Jack Schwager’s interview with William Eckhardt in The New Market Wizards was packed full of knowledge. It took a good while for me to digest it all. Some of Eckhardt’s mathematical analysis was overwhelming at times. Eckhardt is probably most famous for being on the other side of the Turtles bet with Richard Dennis. This was one of the most difficult interviews for me to narrow down to a top five quotes. I gave serious consideration to making it a top ten quote post because of the wealth of knowledge presented.
Top Five Quotes From Market Wizard William Eckhardt:
“I take the point of view that missing an important trade is a much more serious error than making a bad trade.”
In this quote, Eckhardt is referencing his trading around the time of the first Gulf War. He explained that he didn’t understand why the markets were behaving in the manner that they were and gave serious consideration to sitting on the sidelines. He then went on to explain that if he traded, he could still limit his downside risk, but if he sat out, there was no way he could control his risk in terms of the opportunity cost of missing a big winner.

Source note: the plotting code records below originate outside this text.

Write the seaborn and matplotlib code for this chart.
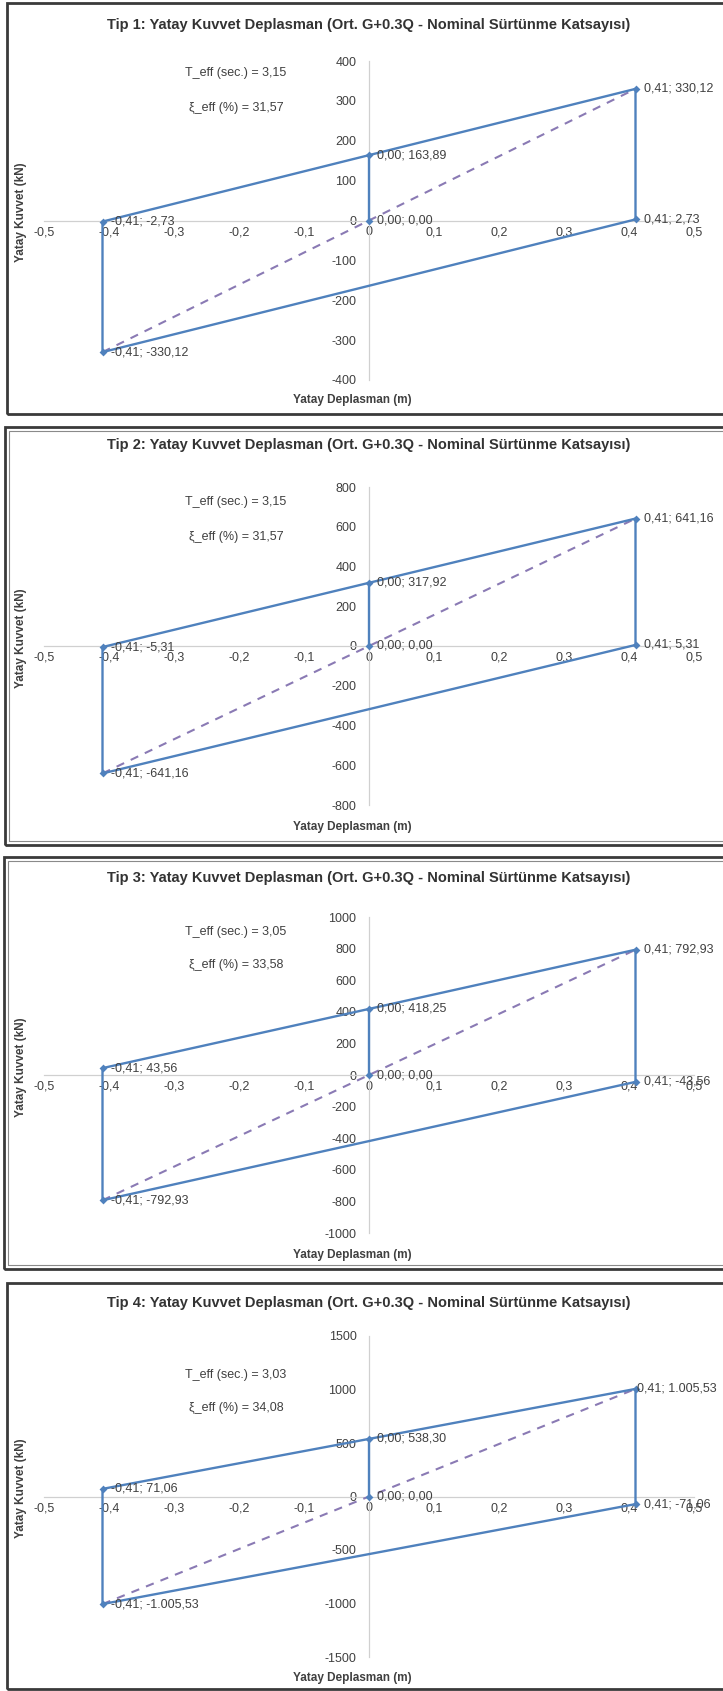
import matplotlib
matplotlib.use("Agg")
import matplotlib.pyplot as plt
from matplotlib.patches import Rectangle
from matplotlib.ticker import FuncFormatter, MultipleLocator, FixedLocator
import pandas as pd
import seaborn as sns

sns.set_theme(style="white")
plt.rcParams["font.family"] = ["Liberation Sans", "DejaVu Sans"]

# ---- data -----------------------------------------------------------------
types = ["Tip 1", "Tip 2", "Tip 3", "Tip 4"]
d_max = [0.41, 0.41, 0.41, 0.41]                 # max displacement (m)
f_max = [330.12, 641.16, 792.93, 1005.53]        # force at max displacement (kN)
f_zero = [163.89, 317.92, 418.25, 538.30]        # force at zero displacement (kN)
f_rev = [2.73, 5.31, -43.56, -71.06]             # lower branch end force at +d_max (kN)
t_eff = [3.15, 3.15, 3.05, 3.03]
xi_eff = [31.57, 31.57, 33.58, 34.08]
y_limit = [400, 800, 1000, 1500]
y_step = [100, 200, 200, 500]
x_ticks = [-0.5, -0.4, -0.3, -0.2, -0.1, 0.0, 0.1, 0.2, 0.3, 0.4, 0.5]

title_tpl = "{}: Yatay Kuvvet Deplasman (Ort. G+0.3Q - Nominal Sürtünme Katsayısı)"
x_label = "Yatay Deplasman (m)"
y_label = "Yatay Kuvvet (kN)"

# ---- layout (pixels) --------------------------------------------------------
W, H = 723, 1691
AX_L, AX_R = 44, 694
ax_top = [61, 487, 917, 1336]
ax_bot = [380, 805, 1233, 1657]
frame_top = [3, 427, 857, 1283]
frame_bot = [414, 845, 1269, 1689]
frame_left = [7, 5, 4, 7]
title_y = [25, 445, 878, 1303]
teff_y = [73, 502, 932, 1375]
xi_y = [108, 537, 965, 1408]
xlab_y = [400, 827, 1255, 1678]

BLUE = "#4F81BD"
PURPLE = "#8A7AB4"
TXT = "#404040"
AXIS = "#D0D0D0"


def fx(px):
    return px / W


def fy(py):
    return 1 - py / H


def tr_num(v):
    s = f"{v:,.2f}"
    return s.replace(",", "X").replace(".", ",").replace("X", ".")


def tr_dec(v):
    return f"{v:.2f}".replace(".", ",")


def x_fmt(v, _pos):
    v = round(v, 2)
    if v == 0:
        return "0"
    return f"{v:g}".replace(".", ",")


def y_fmt(v, _pos):
    return f"{int(round(v))}"


fig = plt.figure(figsize=(W / 100, H / 100), dpi=100)
fig.patch.set_facecolor("white")

for i in range(4):
    d, fm, f0, fr = d_max[i], f_max[i], f_zero[i], f_rev[i]

    # panel frame
    fig.add_artist(Rectangle((fx(frame_left[i]), fy(frame_bot[i])),
                             fx(W + 20 - frame_left[i]),
                             (frame_bot[i] - frame_top[i]) / H,
                             transform=fig.transFigure, fill=False,
                             ec="#3a3a3a", lw=2.0))
    if i in (1, 2):
        fig.add_artist(Rectangle((fx(frame_left[i] + 4), fy(frame_bot[i] - 4)),
                                 fx(W + 20 - frame_left[i]),
                                 (frame_bot[i] - frame_top[i] - 8) / H,
                                 transform=fig.transFigure, fill=False,
                                 ec="#8a8a8a", lw=0.8))

    ax = fig.add_axes([fx(AX_L), fy(ax_bot[i]), (AX_R - AX_L) / W,
                       (ax_bot[i] - ax_top[i]) / H])
    ax.set_facecolor("none")

    # hysteresis loop
    loop = pd.DataFrame({
        "d": [0.0, 0.0, d, d, -d, -d, 0.0],
        "f": [0.0, f0, fm, fr, -fm, -fr, f0],
    })
    sns.lineplot(data=loop, x="d", y="f", sort=False, estimator=None,
                 color=BLUE, lw=1.7, ax=ax, zorder=3)

    # effective stiffness line
    eff = pd.DataFrame({"d": [-d, 0.0, d], "f": [-fm, 0.0, fm]})
    sns.lineplot(data=eff, x="d", y="f", sort=False, estimator=None,
                 color=PURPLE, lw=1.5, linestyle=(0, (4, 3.5)), ax=ax, zorder=2)

    pts = pd.DataFrame({
        "d": [-d, 0.0, 0.0, d, d, -d],
        "f": [-fr, f0, 0.0, fm, fr, -fm],
    })
    sns.scatterplot(data=pts, x="d", y="f", marker="D", s=16, color=BLUE,
                    edgecolor=BLUE, linewidth=0, ax=ax, zorder=4)
    for xv, yv in zip(pts["d"], pts["f"]):
        label = f"{tr_num(xv)}; {tr_num(yv)}"
        # long labels at the right edge start right at the marker
        dx = 1 if (xv > 0 and len(label) > 13) else 6
        ax.annotate(label, (xv, yv),
                    xytext=(dx, 0), textcoords="offset points",
                    ha="left", va="center", fontsize=9, color=TXT,
                    zorder=5, annotation_clip=False)

    lim = y_limit[i]
    ax.set_xlim(-0.5, 0.5)
    ax.set_ylim(-lim, lim)
    ax.xaxis.set_major_locator(FixedLocator(x_ticks))
    ax.yaxis.set_major_locator(MultipleLocator(y_step[i]))
    ax.xaxis.set_major_formatter(FuncFormatter(x_fmt))
    ax.yaxis.set_major_formatter(FuncFormatter(y_fmt))

    ax.spines["left"].set_position(("data", 0))
    ax.spines["bottom"].set_position(("data", 0))
    for side in ("top", "right"):
        ax.spines[side].set_visible(False)
    for side in ("left", "bottom"):
        ax.spines[side].set_color(AXIS)
        ax.spines[side].set_linewidth(0.9)
        ax.spines[side].set_zorder(1)
    ax.tick_params(axis="both", length=0, labelsize=9, colors=TXT)
    ax.tick_params(axis="y", pad=9)
    ax.tick_params(axis="x", pad=4)
    ax.set_xlabel("")
    ax.set_ylabel("")
    ax.grid(False)

    # titles and axis captions
    fig.text(fx(369), fy(title_y[i]), title_tpl.format(types[i]),
             ha="center", va="center", fontsize=10.5, fontweight="bold",
             color="#333333")
    fig.text(fx(352), fy(xlab_y[i]), x_label, ha="center", va="center",
             fontsize=8.5, fontweight="bold", color=TXT)
    zero_px = (ax_top[i] + ax_bot[i]) / 2
    fig.text(fx(21), fy(zero_px - 8), y_label, ha="center", va="center",
             rotation=90, fontsize=8.5, fontweight="bold", color=TXT)

    # effective period and damping notes
    fig.text(fx(236), fy(teff_y[i]), "T_eff (sec.) = " + tr_dec(t_eff[i]),
             ha="center", va="center", fontsize=9, color=TXT)
    fig.text(fx(236), fy(xi_y[i]), "ξ_eff (%) = " + tr_dec(xi_eff[i]),
             ha="center", va="center", fontsize=9, color=TXT)

fig.savefig("out.png", dpi=100, facecolor="white")
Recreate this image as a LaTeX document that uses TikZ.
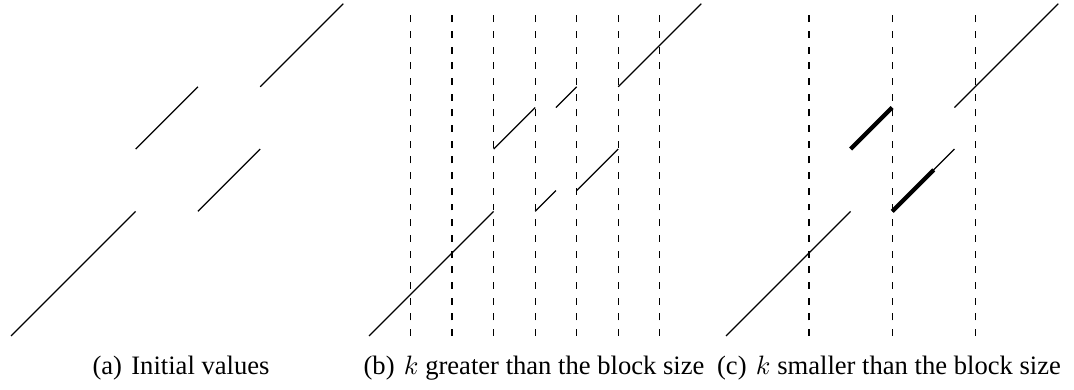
\documentclass[tikz,border=0pt]{standalone}
\usepackage{fontspec}
\setmainfont{Liberation Serif}
\begin{document}
\begin{tikzpicture}[x=0.376pt,y=0.376pt,
  seg/.style={line width=0.45pt},
  thickseg/.style={line width=1.6pt},
  grid/.style={line width=0.45pt, dash pattern=on 2.6pt off 3.3pt},
  captext/.style={anchor=base, font=\fontsize{10}{12}\selectfont, inner sep=0pt}]
\useasboundingbox (0,0) rectangle (1074,390);
% (a) initial values
\begin{scope}[shift={(11,54)}, scale=62.3]
  \draw[seg] (0,0) -- (2,2);
  \draw[seg] (2,3) -- (3,4);
  \draw[seg] (3,2) -- (4,3);
  \draw[seg] (4,4) -- (16/3,16/3);
\end{scope}
% (b) k greater than block size
\begin{scope}[shift={(369,54)}, scale=62.3]
  \foreach \i in {1,...,7} \draw[grid] (\i*2/3,0) -- (\i*2/3,5.25);
  \draw[seg] (0,0) -- (2,2);
  \draw[seg] (2,3) -- (8/3,11/3);
  \draw[seg] (3,11/3) -- (10/3,4);
  \draw[seg] (8/3,2) -- (3,7/3);
  \draw[seg] (10/3,7/3) -- (4,3);
  \draw[seg] (4,4) -- (16/3,16/3);
\end{scope}
% (c) k smaller than block size
\begin{scope}[shift={(726,54)}, scale=62.3]
  \foreach \i in {1,2,3} \draw[grid] (\i*4/3,0) -- (\i*4/3,5.25);
  \draw[seg] (0,0) -- (2,2);
  \draw[thickseg] (2,3) -- (8/3,11/3);
  \draw[seg] (8/3,2) -- (11/3,3);
  \draw[thickseg] (8/3,2) -- (10/3,8/3);
  \draw[seg] (11/3,11/3) -- (16/3,16/3);
\end{scope}
\node[captext] (capa) at (181,15.7) {(a)\hspace{3.5pt}Initial values};
\node[captext] (capb) at (534,15.7) {(b)\hspace{3.5pt}$k$ greater than the block size};
\node[captext] (capc) at (889,15.7) {(c)\hspace{3.5pt}$k$ smaller than the block size};
\end{tikzpicture}
\end{document}
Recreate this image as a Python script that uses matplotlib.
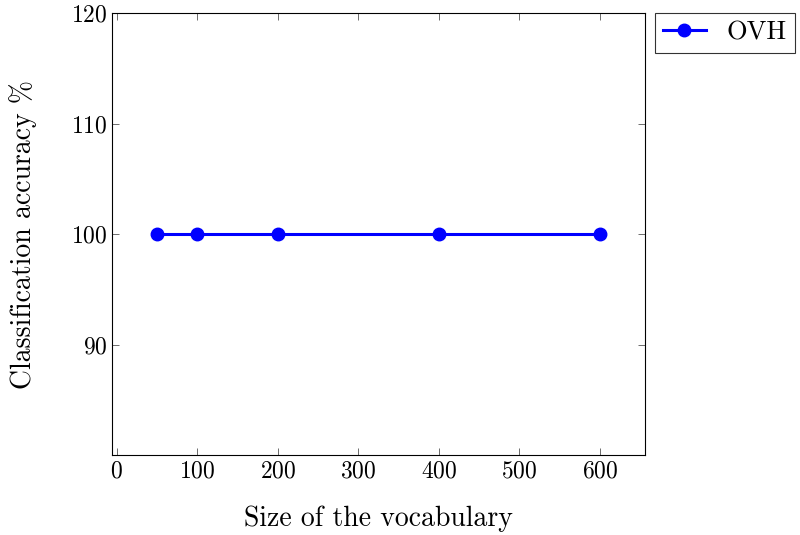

This falls perfectly in line with Trend Following and CANSLIM methodologies. By focusing on cutting losses short and letting profits run, we have a strong focus on limiting our downside risk. We forms the rules for our systems based on research, therefore it can be very risky to change those rules for discretionary reasons.
“You should try to express your enthusiasm and ingenuity by doing research at night, not by overriding your system during the day.”
Eckhardt is also referring to overriding your system in this quote. He is saying that instead of making discretionary decisions about your system during the day, you should invest that energy in researching and improving your system.
This has interesting applications to our approach as well. As a general rule, I don’t make trading decisions while the market is open. This allows me to relax and ignore the high stress pressure of a wild market. I make it a point to make all buy and sell decisions in the evening when the dust has settled. This gives me the ability to put a given move in perspective.
“Anyone with average intelligence can learn to trade. This is not rocket science. However, it’s much easier to learn what you should do in trading than to do it. Good systems tend to violate normal human tendencies. Of the people who can learn the basics, only a small percentage will be successful traders.”
The way Eckhardt phrases this, there are two components to being a successful trader. You must have a baseline level of intelligence, but beyond that, the ability and discipline to follow a system become more important. This combination of skills is the reason that some extremely intelligent people end up making terrible traders.
I find this to be very encouraging. I have always considered myself to have slightly above average intelligence, but certainly not anything special. This line of thinking means that once I have met the minimum requirement for intelligence, the only thing holding me back from becoming an exceptional trader is my discipline to stick to my system under pressure.
“One common adage on this subject that is completely wrongheaded is: You can’t go broke taking profits. That’s precisely how many traders do go broke. While amateurs go broke by taking large losses, professionals go broke by taking small profits. The problem in a nutshell is that human nature does not operate to maximize gain but rather to maximize the chance of gain.”
Again, we revisit cutting losses short and letting profits run. In case anyone hasn’t noticed, this is the number one most discussed strategy in the entire Market Wizards series. Eckhardt apparently finds it so important that he brings it up multiple times. Anyone who has read The Complete Turtle Trader knows that this was also the basis of the system Eckhardt and Richard Dennis taught to their students.
What I thought was interesting about the way Eckhardt phrased this is that he broke it into two parts. The first part, cutting losses, is how amateurs lose money. Then, when amateurs graduate to professionals, they lose money by taking profits too quickly. In order to become truly great traders, professionals must graduate to yet another level.
“You’re much better off going into the market on a shoestring, feeling that you can’t afford to lose. I’d rather bet on somebody starting out with a few thousand dollars than on somebody who cam in with millions.”
This quote is just about pure motivation for me. I opened my first trading account with $10 and began saving. I built that account up to be a couple thousand dollars, mostly through saving over the course of a few years. Because of this, I feel the losses and I am extremely careful about the risks I take. I can see how someone with a lot of money could open a big account and not feel the losses.